#### Goal:
Find the string "this" in the entries and copy each line that has it.

#### Stored records:
»»

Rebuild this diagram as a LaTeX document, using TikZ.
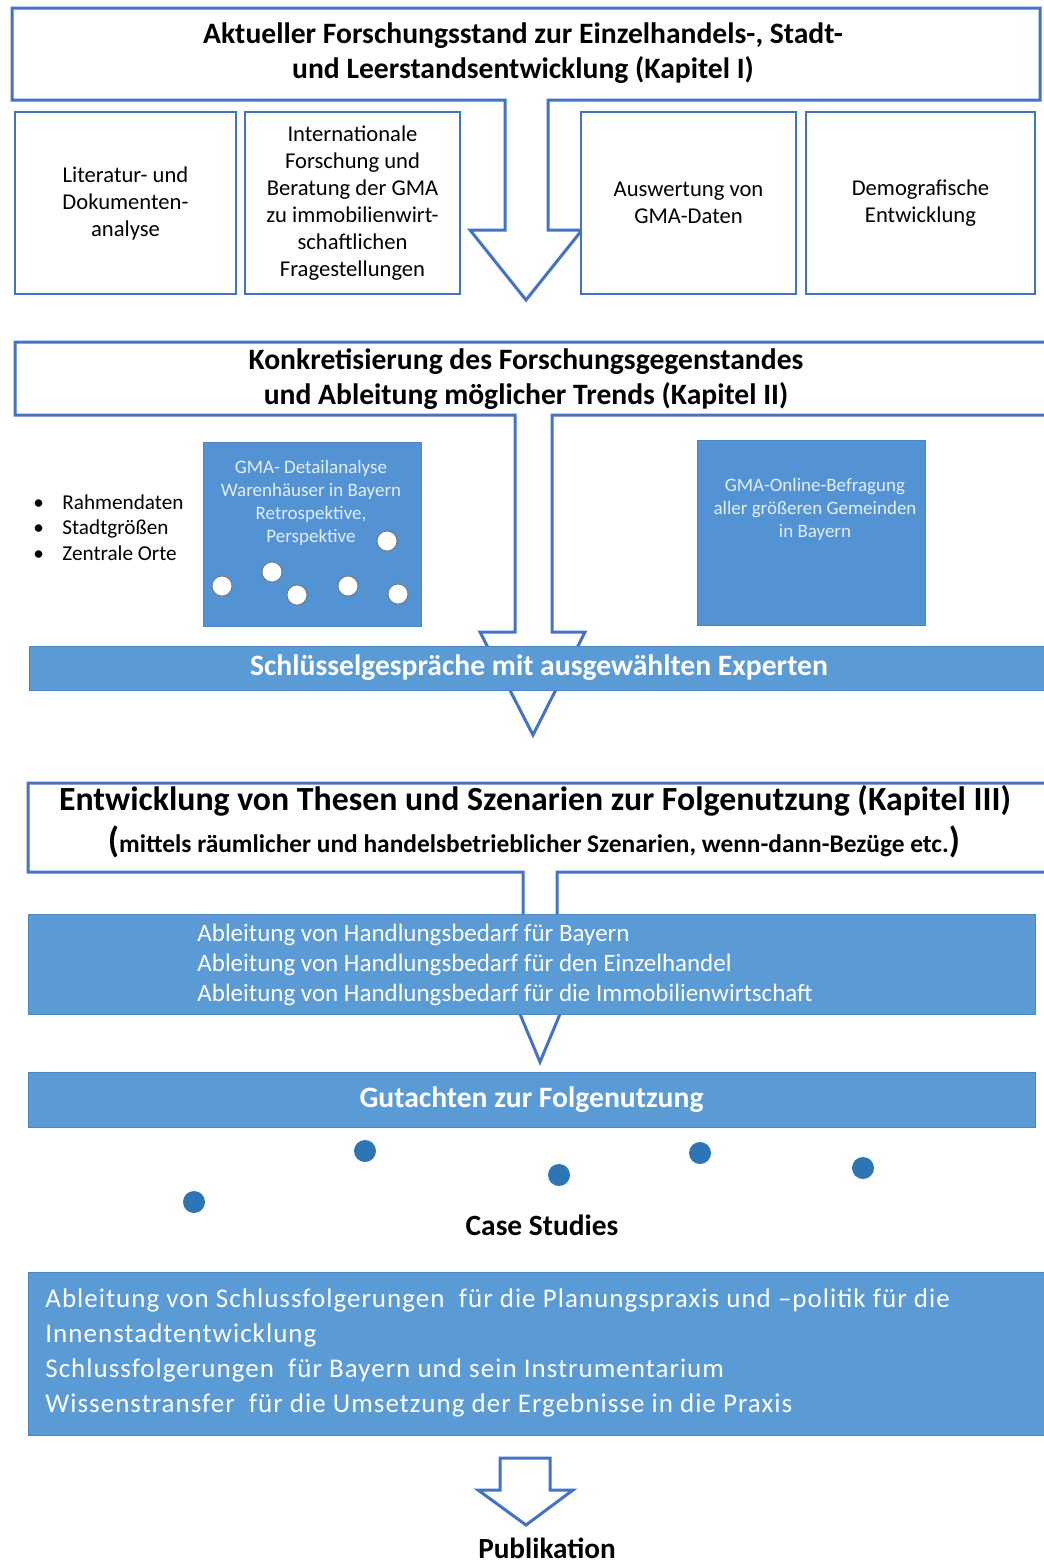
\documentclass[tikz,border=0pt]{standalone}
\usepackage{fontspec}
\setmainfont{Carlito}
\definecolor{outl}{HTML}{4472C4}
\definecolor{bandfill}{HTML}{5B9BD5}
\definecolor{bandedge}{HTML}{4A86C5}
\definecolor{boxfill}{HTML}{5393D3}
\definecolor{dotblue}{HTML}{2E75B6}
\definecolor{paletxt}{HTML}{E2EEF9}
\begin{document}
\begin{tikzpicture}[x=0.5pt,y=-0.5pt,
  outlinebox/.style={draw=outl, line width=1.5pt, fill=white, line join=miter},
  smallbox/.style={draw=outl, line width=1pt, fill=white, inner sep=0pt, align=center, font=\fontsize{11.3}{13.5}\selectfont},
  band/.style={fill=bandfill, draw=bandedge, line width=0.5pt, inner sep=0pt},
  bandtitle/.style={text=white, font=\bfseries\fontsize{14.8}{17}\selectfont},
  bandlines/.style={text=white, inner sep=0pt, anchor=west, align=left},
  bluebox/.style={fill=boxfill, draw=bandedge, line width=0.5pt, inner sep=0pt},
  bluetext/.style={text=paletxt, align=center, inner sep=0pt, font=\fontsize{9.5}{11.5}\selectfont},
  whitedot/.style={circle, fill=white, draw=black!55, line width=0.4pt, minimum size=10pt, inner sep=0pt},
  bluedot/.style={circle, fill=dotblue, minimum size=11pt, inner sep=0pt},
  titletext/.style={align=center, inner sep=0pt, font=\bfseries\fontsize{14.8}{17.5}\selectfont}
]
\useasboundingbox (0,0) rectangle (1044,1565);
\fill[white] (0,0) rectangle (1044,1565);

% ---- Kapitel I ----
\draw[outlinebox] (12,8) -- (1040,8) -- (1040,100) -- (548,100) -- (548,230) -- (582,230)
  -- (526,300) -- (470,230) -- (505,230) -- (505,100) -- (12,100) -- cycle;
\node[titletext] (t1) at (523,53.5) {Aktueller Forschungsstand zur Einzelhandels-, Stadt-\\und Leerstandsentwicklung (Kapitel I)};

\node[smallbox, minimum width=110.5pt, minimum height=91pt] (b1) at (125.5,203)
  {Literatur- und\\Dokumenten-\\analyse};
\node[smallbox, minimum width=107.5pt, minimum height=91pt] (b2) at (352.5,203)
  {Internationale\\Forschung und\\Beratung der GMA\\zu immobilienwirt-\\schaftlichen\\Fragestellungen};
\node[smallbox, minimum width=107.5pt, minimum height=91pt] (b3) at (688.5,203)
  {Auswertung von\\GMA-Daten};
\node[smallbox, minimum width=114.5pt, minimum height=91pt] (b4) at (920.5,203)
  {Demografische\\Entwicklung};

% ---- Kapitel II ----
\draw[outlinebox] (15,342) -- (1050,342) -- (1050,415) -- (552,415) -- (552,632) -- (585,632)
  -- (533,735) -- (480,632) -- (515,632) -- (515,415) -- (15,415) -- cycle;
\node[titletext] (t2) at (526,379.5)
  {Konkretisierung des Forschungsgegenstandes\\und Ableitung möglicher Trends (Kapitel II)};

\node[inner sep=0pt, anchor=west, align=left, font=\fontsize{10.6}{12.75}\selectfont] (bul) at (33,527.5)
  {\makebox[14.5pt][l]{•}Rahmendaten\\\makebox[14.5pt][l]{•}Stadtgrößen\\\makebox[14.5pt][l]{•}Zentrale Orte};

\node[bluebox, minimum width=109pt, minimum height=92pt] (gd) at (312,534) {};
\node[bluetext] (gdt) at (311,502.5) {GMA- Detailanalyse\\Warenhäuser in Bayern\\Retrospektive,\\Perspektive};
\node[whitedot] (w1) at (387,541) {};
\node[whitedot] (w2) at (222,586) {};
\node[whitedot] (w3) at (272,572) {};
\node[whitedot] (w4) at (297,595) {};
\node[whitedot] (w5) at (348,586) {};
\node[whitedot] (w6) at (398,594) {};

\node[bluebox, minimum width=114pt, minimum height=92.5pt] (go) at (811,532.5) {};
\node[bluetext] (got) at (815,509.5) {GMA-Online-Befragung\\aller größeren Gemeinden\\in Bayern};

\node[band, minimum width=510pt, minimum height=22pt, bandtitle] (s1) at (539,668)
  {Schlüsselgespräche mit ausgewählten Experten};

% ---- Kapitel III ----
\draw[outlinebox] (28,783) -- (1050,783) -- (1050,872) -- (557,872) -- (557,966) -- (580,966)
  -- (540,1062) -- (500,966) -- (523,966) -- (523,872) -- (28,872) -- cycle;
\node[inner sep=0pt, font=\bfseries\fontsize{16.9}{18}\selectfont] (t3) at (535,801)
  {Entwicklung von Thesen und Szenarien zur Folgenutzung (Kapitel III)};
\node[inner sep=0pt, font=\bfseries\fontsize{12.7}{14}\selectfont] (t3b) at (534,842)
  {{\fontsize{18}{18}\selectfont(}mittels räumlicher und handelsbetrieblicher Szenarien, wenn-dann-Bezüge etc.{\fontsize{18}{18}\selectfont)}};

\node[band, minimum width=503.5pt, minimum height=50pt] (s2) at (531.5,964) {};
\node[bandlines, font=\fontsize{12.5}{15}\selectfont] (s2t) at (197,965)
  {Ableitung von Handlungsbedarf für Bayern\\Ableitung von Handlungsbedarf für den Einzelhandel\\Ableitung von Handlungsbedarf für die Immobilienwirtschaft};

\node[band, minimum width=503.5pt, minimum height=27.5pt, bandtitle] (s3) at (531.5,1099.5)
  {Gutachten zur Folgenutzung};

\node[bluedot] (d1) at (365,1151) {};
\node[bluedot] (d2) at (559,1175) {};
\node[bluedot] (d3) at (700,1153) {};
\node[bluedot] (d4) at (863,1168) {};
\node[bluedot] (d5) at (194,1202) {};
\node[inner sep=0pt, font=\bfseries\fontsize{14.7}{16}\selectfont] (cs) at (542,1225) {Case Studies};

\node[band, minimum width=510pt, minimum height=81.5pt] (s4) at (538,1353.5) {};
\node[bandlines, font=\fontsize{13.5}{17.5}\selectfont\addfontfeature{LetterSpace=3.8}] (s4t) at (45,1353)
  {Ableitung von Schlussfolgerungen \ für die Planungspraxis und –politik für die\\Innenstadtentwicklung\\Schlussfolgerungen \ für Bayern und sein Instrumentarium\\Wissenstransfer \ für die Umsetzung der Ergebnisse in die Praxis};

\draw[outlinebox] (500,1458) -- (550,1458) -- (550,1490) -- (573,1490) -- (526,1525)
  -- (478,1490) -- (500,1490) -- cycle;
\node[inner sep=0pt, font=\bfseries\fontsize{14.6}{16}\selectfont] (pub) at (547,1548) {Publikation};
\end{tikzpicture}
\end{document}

««
»»

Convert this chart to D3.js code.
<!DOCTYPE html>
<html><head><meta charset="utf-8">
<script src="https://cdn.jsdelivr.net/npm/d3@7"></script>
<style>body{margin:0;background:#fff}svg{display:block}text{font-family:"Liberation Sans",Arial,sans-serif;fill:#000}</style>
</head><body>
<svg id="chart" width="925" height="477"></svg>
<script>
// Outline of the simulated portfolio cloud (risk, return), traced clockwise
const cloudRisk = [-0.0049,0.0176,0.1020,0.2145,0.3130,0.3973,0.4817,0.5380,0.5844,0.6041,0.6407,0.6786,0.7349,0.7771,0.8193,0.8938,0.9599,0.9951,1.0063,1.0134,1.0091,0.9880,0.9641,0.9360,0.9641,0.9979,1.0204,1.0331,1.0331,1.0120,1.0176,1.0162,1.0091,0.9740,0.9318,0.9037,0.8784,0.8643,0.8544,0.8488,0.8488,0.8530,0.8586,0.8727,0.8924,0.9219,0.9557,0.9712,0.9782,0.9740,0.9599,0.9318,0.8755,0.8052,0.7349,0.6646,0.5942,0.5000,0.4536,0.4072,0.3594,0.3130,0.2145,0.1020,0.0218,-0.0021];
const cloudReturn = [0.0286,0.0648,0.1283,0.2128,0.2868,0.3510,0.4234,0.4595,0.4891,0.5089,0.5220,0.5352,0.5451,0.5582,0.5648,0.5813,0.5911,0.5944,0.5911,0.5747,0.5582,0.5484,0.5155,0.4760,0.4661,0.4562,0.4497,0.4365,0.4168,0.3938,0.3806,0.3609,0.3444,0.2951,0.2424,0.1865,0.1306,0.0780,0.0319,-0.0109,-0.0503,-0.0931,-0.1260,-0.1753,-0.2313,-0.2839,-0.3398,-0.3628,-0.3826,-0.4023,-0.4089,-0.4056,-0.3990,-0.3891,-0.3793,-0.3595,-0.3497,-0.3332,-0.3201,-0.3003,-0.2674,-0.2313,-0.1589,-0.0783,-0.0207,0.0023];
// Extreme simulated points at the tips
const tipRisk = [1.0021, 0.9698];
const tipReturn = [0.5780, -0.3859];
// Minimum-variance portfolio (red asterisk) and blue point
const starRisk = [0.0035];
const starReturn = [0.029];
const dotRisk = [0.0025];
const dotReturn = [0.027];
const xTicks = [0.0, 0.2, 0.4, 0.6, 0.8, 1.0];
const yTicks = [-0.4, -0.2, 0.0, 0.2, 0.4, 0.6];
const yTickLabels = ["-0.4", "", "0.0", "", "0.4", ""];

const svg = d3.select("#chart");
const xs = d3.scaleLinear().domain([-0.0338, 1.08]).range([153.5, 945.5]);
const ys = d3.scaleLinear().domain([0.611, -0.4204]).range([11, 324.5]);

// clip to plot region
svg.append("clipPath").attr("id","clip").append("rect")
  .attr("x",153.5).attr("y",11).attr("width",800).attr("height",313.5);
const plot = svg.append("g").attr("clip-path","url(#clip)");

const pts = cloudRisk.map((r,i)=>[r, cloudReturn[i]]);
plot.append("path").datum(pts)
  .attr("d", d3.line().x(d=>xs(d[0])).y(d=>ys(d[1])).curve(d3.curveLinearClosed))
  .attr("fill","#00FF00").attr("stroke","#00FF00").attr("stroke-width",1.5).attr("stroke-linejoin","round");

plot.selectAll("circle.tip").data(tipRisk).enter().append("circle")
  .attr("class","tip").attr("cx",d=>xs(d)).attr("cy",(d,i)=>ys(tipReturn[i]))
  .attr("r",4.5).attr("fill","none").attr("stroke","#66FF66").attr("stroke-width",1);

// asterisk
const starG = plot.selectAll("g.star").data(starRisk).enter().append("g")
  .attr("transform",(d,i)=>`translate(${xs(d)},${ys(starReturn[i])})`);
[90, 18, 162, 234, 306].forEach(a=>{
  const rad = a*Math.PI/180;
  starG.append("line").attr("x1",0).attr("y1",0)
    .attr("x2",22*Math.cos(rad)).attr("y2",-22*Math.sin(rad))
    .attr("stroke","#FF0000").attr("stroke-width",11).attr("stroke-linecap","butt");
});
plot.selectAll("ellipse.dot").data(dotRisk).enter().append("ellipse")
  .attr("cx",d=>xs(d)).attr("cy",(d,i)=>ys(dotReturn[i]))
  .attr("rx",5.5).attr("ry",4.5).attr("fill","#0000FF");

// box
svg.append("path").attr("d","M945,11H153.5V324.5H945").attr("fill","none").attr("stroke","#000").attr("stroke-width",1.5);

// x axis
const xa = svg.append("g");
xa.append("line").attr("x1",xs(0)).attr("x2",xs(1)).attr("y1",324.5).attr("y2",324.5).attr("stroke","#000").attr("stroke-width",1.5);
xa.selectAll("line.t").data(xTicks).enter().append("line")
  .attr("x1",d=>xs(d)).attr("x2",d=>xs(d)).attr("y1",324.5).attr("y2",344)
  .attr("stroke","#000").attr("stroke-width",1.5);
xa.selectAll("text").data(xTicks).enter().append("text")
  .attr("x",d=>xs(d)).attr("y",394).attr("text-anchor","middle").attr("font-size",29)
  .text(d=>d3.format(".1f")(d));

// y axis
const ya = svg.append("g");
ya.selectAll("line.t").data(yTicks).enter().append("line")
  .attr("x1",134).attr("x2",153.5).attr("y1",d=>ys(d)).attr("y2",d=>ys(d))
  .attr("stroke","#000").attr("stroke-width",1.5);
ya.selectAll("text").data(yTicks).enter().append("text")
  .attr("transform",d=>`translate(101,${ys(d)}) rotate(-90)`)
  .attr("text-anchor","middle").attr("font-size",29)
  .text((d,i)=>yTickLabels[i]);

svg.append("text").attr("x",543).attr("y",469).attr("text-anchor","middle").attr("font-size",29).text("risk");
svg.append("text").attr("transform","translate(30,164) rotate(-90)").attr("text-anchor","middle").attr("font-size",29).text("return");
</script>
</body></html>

««

#### Problem solution:
Rebuild this diagram as a LaTeX document, using TikZ.
Convert this chart to D3.js code.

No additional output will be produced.